• DIRECTIVE
List each line holding the string "this".

• Figure scripts

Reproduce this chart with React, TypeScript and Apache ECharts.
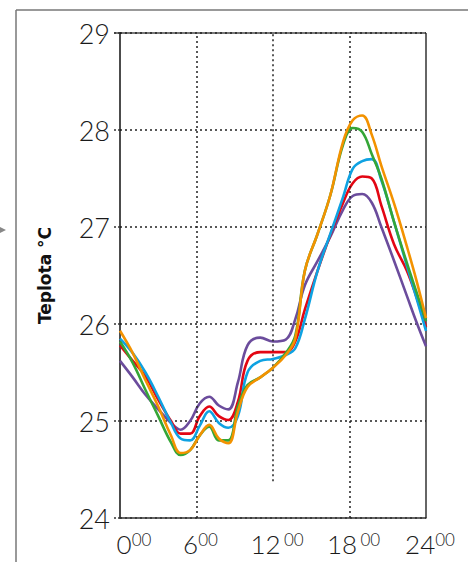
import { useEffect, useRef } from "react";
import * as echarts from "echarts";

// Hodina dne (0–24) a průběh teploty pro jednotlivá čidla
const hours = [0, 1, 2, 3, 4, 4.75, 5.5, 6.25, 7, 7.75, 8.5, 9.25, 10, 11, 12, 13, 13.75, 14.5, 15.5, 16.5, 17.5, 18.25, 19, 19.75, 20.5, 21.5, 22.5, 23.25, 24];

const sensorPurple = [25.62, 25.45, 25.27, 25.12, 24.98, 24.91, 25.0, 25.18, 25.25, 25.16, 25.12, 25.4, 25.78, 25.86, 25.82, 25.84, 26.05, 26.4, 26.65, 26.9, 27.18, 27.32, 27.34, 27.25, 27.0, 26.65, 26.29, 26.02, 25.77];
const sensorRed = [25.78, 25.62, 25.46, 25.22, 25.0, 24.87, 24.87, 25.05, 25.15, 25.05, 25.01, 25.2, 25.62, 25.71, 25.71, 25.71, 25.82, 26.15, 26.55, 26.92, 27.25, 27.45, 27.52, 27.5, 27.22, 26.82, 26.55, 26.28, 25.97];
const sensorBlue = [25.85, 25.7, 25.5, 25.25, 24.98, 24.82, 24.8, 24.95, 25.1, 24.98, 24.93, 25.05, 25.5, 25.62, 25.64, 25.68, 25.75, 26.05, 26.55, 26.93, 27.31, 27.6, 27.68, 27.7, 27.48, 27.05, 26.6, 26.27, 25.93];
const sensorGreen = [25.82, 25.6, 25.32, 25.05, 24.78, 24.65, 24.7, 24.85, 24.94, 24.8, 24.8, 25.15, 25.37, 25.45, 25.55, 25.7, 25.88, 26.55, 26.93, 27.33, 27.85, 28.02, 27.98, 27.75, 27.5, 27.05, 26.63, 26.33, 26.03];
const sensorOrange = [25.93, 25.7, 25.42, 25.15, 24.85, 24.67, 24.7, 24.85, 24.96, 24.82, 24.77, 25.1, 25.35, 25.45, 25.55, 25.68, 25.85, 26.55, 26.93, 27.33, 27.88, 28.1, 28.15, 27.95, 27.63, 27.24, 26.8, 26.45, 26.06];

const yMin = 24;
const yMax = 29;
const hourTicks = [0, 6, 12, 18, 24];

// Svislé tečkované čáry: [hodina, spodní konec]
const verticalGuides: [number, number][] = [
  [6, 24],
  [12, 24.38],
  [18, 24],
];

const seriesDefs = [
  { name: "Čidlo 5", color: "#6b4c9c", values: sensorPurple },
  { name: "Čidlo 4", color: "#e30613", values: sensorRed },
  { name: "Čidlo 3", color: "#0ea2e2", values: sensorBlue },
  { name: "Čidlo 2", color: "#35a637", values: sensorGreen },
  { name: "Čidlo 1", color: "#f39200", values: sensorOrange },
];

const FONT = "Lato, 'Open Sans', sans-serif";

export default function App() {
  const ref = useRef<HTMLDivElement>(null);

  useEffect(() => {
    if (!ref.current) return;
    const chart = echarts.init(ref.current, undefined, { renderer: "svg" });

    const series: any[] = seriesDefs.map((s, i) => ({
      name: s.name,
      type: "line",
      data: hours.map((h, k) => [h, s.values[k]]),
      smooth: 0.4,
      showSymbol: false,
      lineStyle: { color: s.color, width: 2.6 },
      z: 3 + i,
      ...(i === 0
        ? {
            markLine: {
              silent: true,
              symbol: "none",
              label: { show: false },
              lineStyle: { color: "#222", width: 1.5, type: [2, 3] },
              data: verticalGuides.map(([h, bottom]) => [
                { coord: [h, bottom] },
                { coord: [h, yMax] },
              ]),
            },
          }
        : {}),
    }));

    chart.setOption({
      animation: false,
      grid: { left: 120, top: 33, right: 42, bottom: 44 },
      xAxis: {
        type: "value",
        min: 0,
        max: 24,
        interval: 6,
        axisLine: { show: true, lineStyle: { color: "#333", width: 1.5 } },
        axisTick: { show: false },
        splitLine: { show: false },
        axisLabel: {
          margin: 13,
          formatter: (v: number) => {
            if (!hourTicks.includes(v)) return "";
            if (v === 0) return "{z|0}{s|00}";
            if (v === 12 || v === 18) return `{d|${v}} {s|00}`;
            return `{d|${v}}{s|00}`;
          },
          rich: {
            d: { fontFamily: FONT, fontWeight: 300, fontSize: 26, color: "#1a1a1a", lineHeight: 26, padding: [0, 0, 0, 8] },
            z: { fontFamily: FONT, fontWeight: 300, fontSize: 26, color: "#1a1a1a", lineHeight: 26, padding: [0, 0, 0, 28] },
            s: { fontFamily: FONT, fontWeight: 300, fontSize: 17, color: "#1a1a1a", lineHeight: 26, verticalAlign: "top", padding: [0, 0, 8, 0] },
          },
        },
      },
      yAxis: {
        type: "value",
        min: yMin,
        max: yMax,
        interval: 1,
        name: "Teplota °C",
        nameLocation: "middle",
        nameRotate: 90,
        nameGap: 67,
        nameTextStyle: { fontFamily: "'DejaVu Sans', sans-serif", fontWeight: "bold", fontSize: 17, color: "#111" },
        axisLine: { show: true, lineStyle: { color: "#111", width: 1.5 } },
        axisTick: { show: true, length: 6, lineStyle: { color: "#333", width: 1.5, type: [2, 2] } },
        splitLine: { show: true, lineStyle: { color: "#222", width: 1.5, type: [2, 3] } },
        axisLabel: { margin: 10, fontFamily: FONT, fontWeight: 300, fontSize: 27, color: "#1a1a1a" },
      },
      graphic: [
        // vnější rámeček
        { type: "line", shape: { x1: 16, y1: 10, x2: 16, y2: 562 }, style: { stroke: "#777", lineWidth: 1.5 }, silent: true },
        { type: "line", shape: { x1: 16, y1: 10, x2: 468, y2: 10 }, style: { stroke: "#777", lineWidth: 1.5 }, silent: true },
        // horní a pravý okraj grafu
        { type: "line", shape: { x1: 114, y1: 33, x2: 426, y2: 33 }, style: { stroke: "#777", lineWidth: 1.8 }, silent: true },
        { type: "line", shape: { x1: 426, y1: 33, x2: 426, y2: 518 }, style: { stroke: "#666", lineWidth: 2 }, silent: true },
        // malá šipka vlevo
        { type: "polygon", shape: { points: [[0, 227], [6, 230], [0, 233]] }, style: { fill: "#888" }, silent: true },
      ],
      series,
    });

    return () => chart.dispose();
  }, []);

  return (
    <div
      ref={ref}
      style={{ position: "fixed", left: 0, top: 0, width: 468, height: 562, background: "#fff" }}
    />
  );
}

* * *

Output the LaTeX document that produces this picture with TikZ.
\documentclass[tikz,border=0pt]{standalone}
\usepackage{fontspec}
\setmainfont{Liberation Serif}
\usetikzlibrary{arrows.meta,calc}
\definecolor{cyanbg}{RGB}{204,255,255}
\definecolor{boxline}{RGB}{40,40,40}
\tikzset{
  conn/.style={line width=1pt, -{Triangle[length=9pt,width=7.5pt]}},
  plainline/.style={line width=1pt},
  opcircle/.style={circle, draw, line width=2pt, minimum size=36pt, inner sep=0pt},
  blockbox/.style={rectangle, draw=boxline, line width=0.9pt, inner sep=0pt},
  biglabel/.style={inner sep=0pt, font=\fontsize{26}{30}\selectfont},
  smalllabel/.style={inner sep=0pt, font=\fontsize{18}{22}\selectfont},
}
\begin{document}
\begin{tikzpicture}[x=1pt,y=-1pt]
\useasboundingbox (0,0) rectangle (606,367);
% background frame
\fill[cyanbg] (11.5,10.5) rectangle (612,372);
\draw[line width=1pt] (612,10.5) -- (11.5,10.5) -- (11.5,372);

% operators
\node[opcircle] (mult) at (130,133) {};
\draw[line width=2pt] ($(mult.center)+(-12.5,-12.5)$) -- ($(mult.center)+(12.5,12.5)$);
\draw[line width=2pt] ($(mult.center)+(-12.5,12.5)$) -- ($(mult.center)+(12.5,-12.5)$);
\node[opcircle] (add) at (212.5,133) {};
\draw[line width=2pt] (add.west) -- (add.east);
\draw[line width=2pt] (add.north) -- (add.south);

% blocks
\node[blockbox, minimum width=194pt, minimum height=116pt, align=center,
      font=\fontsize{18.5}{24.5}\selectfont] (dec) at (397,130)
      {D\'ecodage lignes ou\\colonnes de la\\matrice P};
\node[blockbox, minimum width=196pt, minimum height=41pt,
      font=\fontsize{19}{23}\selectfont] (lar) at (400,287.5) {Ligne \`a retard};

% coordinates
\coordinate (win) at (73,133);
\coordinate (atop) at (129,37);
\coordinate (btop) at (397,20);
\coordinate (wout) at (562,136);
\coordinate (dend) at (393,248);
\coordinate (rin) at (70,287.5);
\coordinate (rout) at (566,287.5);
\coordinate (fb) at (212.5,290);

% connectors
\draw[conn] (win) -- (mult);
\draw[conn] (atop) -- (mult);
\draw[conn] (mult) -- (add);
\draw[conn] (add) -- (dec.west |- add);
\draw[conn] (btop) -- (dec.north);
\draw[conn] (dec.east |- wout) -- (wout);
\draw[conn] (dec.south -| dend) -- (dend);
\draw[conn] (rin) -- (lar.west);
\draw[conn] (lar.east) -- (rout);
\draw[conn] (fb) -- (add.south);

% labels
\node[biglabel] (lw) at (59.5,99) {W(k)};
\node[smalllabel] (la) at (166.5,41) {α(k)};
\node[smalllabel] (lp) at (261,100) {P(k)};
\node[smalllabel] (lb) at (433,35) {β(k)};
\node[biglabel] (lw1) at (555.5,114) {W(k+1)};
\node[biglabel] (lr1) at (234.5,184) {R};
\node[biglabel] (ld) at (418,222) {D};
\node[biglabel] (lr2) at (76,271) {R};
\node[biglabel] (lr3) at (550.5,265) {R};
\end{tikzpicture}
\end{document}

• OUTPUT OF THE TASK
Reproduce this chart with React, TypeScript and Apache ECharts.
Output the LaTeX document that produces this picture with TikZ.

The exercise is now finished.